Restorative Justice: holding people accountable, holding them with heart, 3 steps.

St Croix Valley Restorative Justice Program (scvrjp), has specialized in Restorative Justice Circles.  Link here to see session descriptions.  Each Circle is attended by 4-5 volunteers, a keeper, a storyteller and few community mentors to help support the process.  We spend time training our volunteers in the philosophy and approach of Restorative Justice, we offer two-day Circle Trainings twice a year at no charge to volunteers.  If you haven’t volunteered for 6 months, we require a refresher “orientation”.  We offer volunteer in-service sessions with hopes our new and experienced volunteers can build relationships and deepen skills.

These strategies are built-in to ensure we are consistently reminding people of the skills of heart.  We work with deep consideration of the heart and brain.  People will be in one of two brain modes “approach” or “avoid” as a program supervisor, my job is to make sure our staff, our volunteers, our clients area all feeling in a place of engaging.  Since I can’t be everywhere and with everyone (we average a dozen sessions a month) it is crucial our climate and culture is shared and duplicated by everyone.  I recognize this is asking a great deal of people, and these 3 steps are useful in holding others in your heart.

1) Judge None.  You never know someone’s story.  Our brain makes categories of information, to quickly file things.  These categories help and hurt us.  It hurts when we judge others.  You never know the rest of the story about someone else’s life. For victims or offenders, the depth of who people are before and beyond the incident is endless.
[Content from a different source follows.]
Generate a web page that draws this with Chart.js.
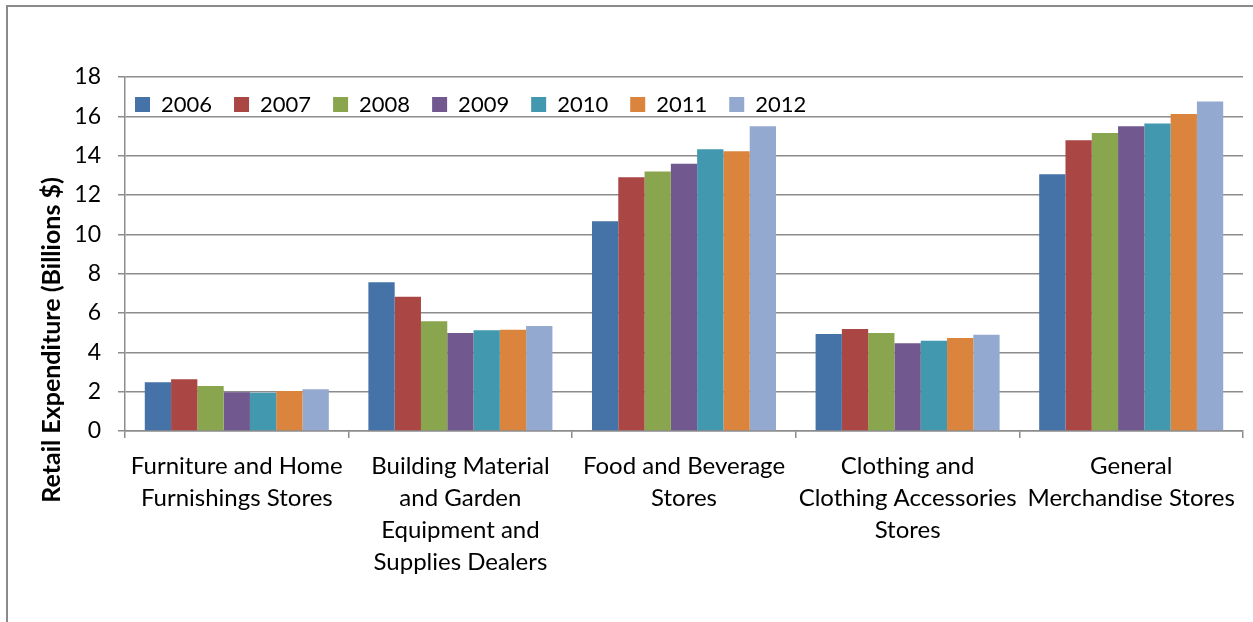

For RJ to be effective, the willingness to be open must emerge.  That means creating safety.  A non-judgemental atmosphere increases safety.

2)Be Open.  Being open, allows for volunteers to share their own experiences as they arise.  The boundary we use, is your sharing being access to inner strength and wisdom.  If you know your ‘lesson’ learned, then you are likely ready to share in Circle.  If you are still in curiosity or strain about the story, likely not one to share in Circle.  Being open takes courage.  A new volunteer recently experienced this challenge.  We were sharing our awareness of people who don’t use, and sharing why they might decide to do this (talking about use, non-use, abuse and addiction as relationship to substances).  She shared about a friend who lost a loved one due to substance addiction.  Later in the Circle, after reflecting on the story, she found incredible hope in the story, related it back to her friend, and was moved to tears as she shared.  She was open, she shared, and it was an incredible lesson for the rest of us in Circle witnessing.  Tears are often found in Circle, and they show the emotions difficult to express or the power of having our hearts touched.

3)Self-care.  Being a volunteer and holding others in your heart, means caring for your own heart.  Self-care is intentional acts or gestures towards honoring yourself.  Stories can be heavy in Circle, the awareness of larger social harms or complex relationships can leave you feeling you can’t make a difference.  Our program, our volunteers make a difference.  Some Circles you see the fruit and in some Circles you aren’t sure if you planted a seed.  What you can do, is (as we ask in Circle) govern your own experience.  Taking care of yourself, in  a good way, is a way to be connected to others.  Refresh, renew, revive if that means working in your garden, taking a bubble bath, attending church, yoga or a call to walk in the woods.  Your fresh presence brings hope to others!

Thank you SCVRJP volunteers!  We couldn’t deliver our mission without you!  Thank you to all the participants who join us in delivering this mission.  Our partners that refer cases, support the program and help us continue to build peace and belonging with Restorative Justice, THANK YOU!